Choc macabre à la une du Petit Journal le 29 août 1932, qui annonce le retour des athlètes français des Jeux olympiques de Los Angeles et la mort de celle qui a dû renoncer à y participer. «Madame Virginie Hériot est morte à bord de son yacht» en baie d'Arcachon où se disputent des régates. Au début de l'année, elle a été gravement blessée au foie et aux côtes lors d'une tempête alors qu'elle naviguait entre Venise et la Grèce. Malgré son état et les recommandations de ses proches et du ministre de la Marine, elle tient quand même à courir. Le site de la Fédération française de voile raconte les derniers instants de «Madame de la Mer», comme on l'a surnommée : «Elle s'évanouit à bord de son petit voilier Aile VII. On tente de la dissuader de prendre le départ de la régate, mais en vain. Le 27 août, tandis qu'elle rejoint la ligne de départ, elle est victime d'une syncope. Elle meurt le 28 août 1932 à bord d'Ailée II à 15 heures précises. Elle a 42 ans.»

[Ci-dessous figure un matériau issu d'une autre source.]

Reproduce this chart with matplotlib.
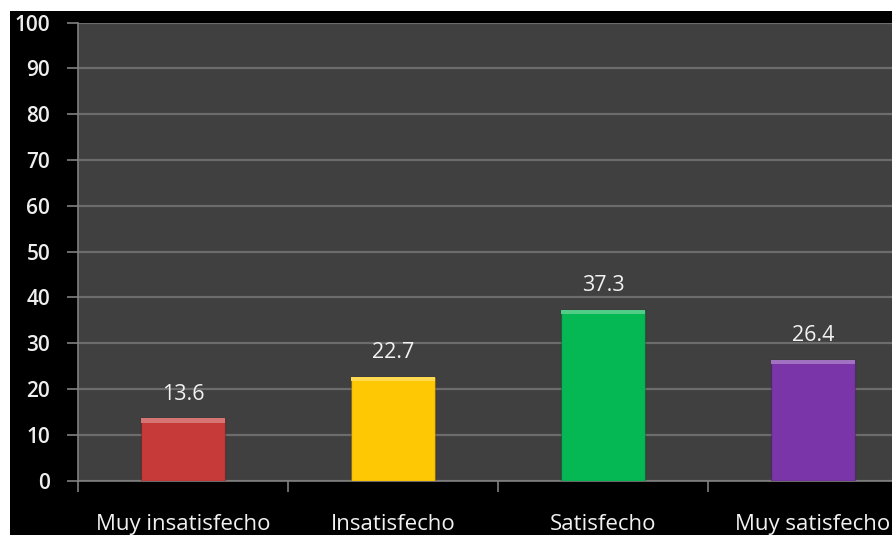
import matplotlib.pyplot as plt
import matplotlib.colors as mcolors
from matplotlib.patches import Rectangle

categories = ["Muy insatisfecho", "Insatisfecho", "Satisfecho", "Muy satisfecho"]
values = [13.6, 22.7, 37.3, 26.4]
colors = ["#c63a3a", "#ffc805", "#06b853", "#7a35a8"]
yticks = [0, 10, 20, 30, 40, 50, 60, 70, 80, 90, 100]

plt.rcParams['font.family'] = ['Open Sans', 'DejaVu Sans']


def lighter(c, f=0.3):
    r, g, b = mcolors.to_rgb(c)
    return (r + (1 - r) * f, g + (1 - g) * f, b + (1 - b) * f)


fig = plt.figure(figsize=(8.92, 5.35), dpi=100)
fig.patch.set_facecolor("white")
# black frame area, white margin on the top and left
fig.patches.append(Rectangle((10 / 892, 0), 1, 1 - 11 / 535, transform=fig.transFigure,
                             facecolor="black", edgecolor="none", zorder=-10))

ax = fig.add_axes([78 / 892, (535 - 480.7) / 535, 840 / 892, 458 / 535])
ax.set_facecolor("#404040")

x = range(len(categories))
bars = ax.bar(x, values, width=0.4, color=colors, edgecolor="#00000030", linewidth=1, zorder=3)
# light bevel on top of each bar
ax.bar(x, [1.0] * len(values), bottom=[v - 1.0 for v in values], width=0.4,
       color=[lighter(c) for c in colors], linewidth=0, zorder=4)
for b, v in zip(bars, values):
    ax.text(b.get_x() + b.get_width() / 2, v + 3.0, f"{v:.1f}", ha="center", va="bottom",
            color="#f2f2f2", fontsize=15.5)

ax.set_ylim(0, 100)
ax.set_xlim(-0.5, 3.5)
ax.set_yticks(yticks)
ax.set_yticklabels([str(t) for t in yticks], fontsize=15, color="#eeeeee", fontweight="semibold")
ax.grid(axis="y", color="#6c6c6c", linewidth=1.6, zorder=1)

ax.set_xticks([-0.5, 0.5, 1.5, 2.5, 3.5])
ax.set_xticklabels([])
ax.set_xticks(list(x), minor=True)
ax.set_xticklabels(categories, minor=True, fontsize=16, color="#f2f2f2")
ax.tick_params(axis="x", which="minor", length=0, pad=24)
ax.tick_params(axis="x", which="major", length=8, color="#808080", width=1.2)
ax.tick_params(axis="y", length=8, color="#808080", width=1.2, pad=12)

for s in ["top", "right"]:
    ax.spines[s].set_visible(False)
for s in ["left", "bottom"]:
    ax.spines[s].set_color("#808080")
    ax.spines[s].set_linewidth(1.2)

fig.savefig("out.png", dpi=100, facecolor=fig.get_facecolor())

Une foule nombreuse assiste aux obsèques de Virginie Hériot, le 3 septembre à l'église Sainte-Clotilde à Paris. «Virginie Hériot avait manifesté le désir que son corps soit immergé au large des côtes bretonnes, lit-on sur le site de la Fédération française de voile. Sa mère ne peut s'y résoudre. Aussi est-elle inhumée dans le mausolée familial de La Boissière. A la mort de sa grand-mère, Hubert de Saint-Senoch, son fils, fera enfin respecter les dernières volontés de sa mère. Le 28 juin 1948, le Basque, torpilleur de l'Ecole navale, rend un dernier hommage à sa bienfaitrice en procédant à l'immersion du cercueil de Virginie au large de Brest.»